我们来看一下attachLists函数内部。

void attachLists(List* const * addedLists, uint32_t addedCount) {
        if (addedCount == 0) return;

        if (hasArray()) {
            // many lists -> many lists
            uint32_t oldCount = array()->count;
            uint32_t newCount = oldCount + addedCount;
            setArray((array_t *)realloc(array(), array_t::byteSize(newCount)));
            array()->count = newCount;
            memmove(array()->lists + addedCount, array()->lists, 
                    oldCount * sizeof(array()->lists[0]));
            memcpy(array()->lists, addedLists, 
                   addedCount * sizeof(array()->lists[0]));
        }
        else if (!list  &&  addedCount == 1) {
            // 0 lists -> 1 list
            list = addedLists[0];
        } 
        else {
            // 1 list -> many lists
            List* oldList = list;
            uint32_t oldCount = oldList ? 1 : 0;
            uint32_t newCount = oldCount + addedCount;
            setArray((array_t *)malloc(array_t::byteSize(newCount)));
            array()->count = newCount;
            if (oldList) array()->lists[addedCount] = oldList;
            memcpy(array()->lists, addedLists, 
                   addedCount * sizeof(array()->lists[0]));
        }
    }

上述源代码中有两个重要的数组
array()->lists：类对象原来的方法列表，属性列表，协议列表。
addedLists：传入所有分类的方法列表，属性列表，协议列表。
attachLists函数中最重要的两个方法为memmove内存移动和memcpy内存拷贝。
具体这两个方法的区别已经实现，大家可自行去百度一下。这里我说一下结论：
经过memmove和memcpy方法之后，分类的方法，属性，协议列表被放在了类对象中原本存储的方法，属性，协议列表前面。
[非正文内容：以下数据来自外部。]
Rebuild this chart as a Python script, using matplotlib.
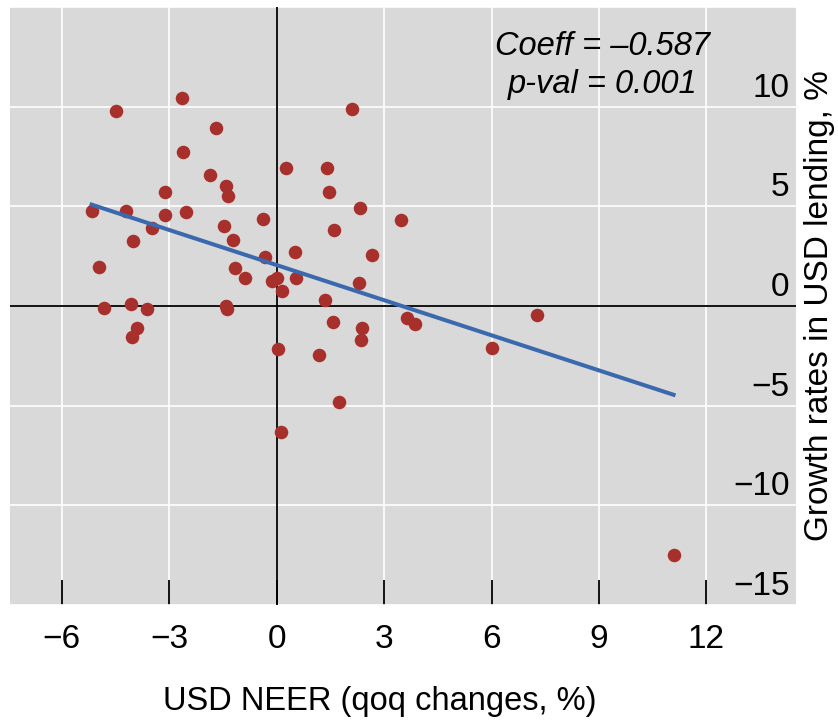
import numpy as np
import matplotlib
matplotlib.use("Agg")
import matplotlib.pyplot as plt

plt.rcParams['font.family'] = ['Liberation Sans', 'DejaVu Sans']

# USD NEER (qoq changes, %) vs growth rates in USD lending, %
neer = [-4.49, -2.65, 2.09, -1.71, -2.63, -1.87, 0.26, 1.41, -1.42, -1.36,
        -3.13, 1.47, 2.32, -5.17, -4.21, -3.11, -2.54, 3.46, -0.38, -3.49,
        -1.46, 1.61, -4.02, -1.22, -4.97, -0.34, 0.50, 2.65, -1.18, -0.90,
        -0.12, 0.00, 0.53, 0.15, 2.29, 1.36, -4.82, -4.07, -3.62, -1.43,
        -1.40, 1.57, 2.39, 2.34, -3.91, -4.04, 3.63, 3.85, 0.03, 1.18,
        1.75, 0.13, 7.28, 6.02, 11.08]
lending = [9.77, 10.43, 9.88, 8.93, 7.72, 6.55, 6.92, 6.92, 6.00, 5.52,
           5.73, 5.70, 4.93, 4.78, 4.78, 4.58, 4.72, 4.33, 4.37, 3.93,
           4.00, 3.82, 3.25, 3.32, 1.98, 2.48, 2.70, 2.58, 1.93, 1.42,
           1.25, 1.38, 1.42, 0.77, 1.15, 0.32, -0.10, 0.12, -0.15, 0.02,
           -0.13, -0.78, -1.13, -1.72, -1.12, -1.55, -0.62, -0.88, -2.15, -2.45,
           -4.82, -6.30, -0.47, -2.10, -12.48]

coeff = -0.587
intercept = 2.05
xticks = [-6, -3, 0, 3, 6, 9, 12]
yticks = [-15, -10, -5, 0, 5, 10]

fig = plt.figure(figsize=(8.38, 7.26), dpi=100)
ax = fig.add_axes([0.0119, 0.1667, 0.938, 0.8237])
ax.set_facecolor('#d9d9d9')
for s in ax.spines.values():
    s.set_visible(False)

ax.set_xlim(-7.45, 14.5)
ax.set_ylim(-15, 15)

ax.set_xticks(xticks)
ax.set_xticklabels([str(t).replace('-', '\u2212') for t in xticks], fontsize=24)
ax.set_yticks([-15, -10, -5, 0, 5, 10, 15])
ax.set_yticklabels([])
ax.tick_params(axis='x', direction='in', length=18, width=1.3, color='black', pad=14)
ax.tick_params(axis='y', length=0)
ax.grid(True, color='white', linewidth=1.2)
ax.set_axisbelow(True)

ax.axhline(0, color='black', linewidth=1.3, zorder=1)
ax.axvline(0, color='black', linewidth=1.3, zorder=1)

# y labels sit inside the plot, just above the gridlines
for t in yticks:
    ax.text(0.992, t + 0.5, str(t).replace('-', '\u2212'), fontsize=24,
            ha='right', va='baseline', transform=ax.get_yaxis_transform())

ax.scatter(neer, lending, s=95, color='#a8302c', zorder=3, linewidths=0)

xs = np.array([min(neer), max(neer)])
ax.plot(xs, intercept + coeff * xs, color='#3a69ad', linewidth=2.9, zorder=4)

ax.text(0.754, 0.96, 'Coeff = \u20130.587\np-val = 0.001', fontsize=23.5,
        style='italic', ha='center', va='top', multialignment='center',
        linespacing=1.3, transform=ax.transAxes)

ax.set_xlabel('USD NEER (qoq changes, %)', fontsize=23.5)
ax.xaxis.set_label_coords(0.471, -0.135)
ax.yaxis.set_label_position('right')
ax.set_ylabel('Growth rates in USD lending, %', fontsize=24, labelpad=6)

fig.savefig('out.png', dpi=100)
那么为什么要将分类方法的列表追加到本来的对象方法前面呢，这样做的目的是为了保证分类方法优先调用，我们知道当分类重写本类的方法时，会覆盖本类的方法。
其实经过上面的分析我们知道本质上并不是覆盖，而是优先调用。本类的方法依然在内存中的。

总结加载过程
1、通过Runtime加载某个类的所有Category数据。
2、把所有Category的方法、属性、协议数据，合并到一个大数组中（后面参与编译的Category数据，会在数组的前面）
3、将合并后的分类数据（方法、属性、协议），插入到类原来数据的前面

结论

Category编译之后的底层结构是struct category_t，里面存储着分类的对象方法、类方法、属性、协议信息
在程序运行的时候，runtime会将Category的数据，合并到类信息中（类对象、元类对象中）
当父类和分类中有相同的方法的时候，优先调用分类中的方法。
当同一个类的多个分类中有相同的方法的时候，看编译顺序：调用最后编译的分类中的方法。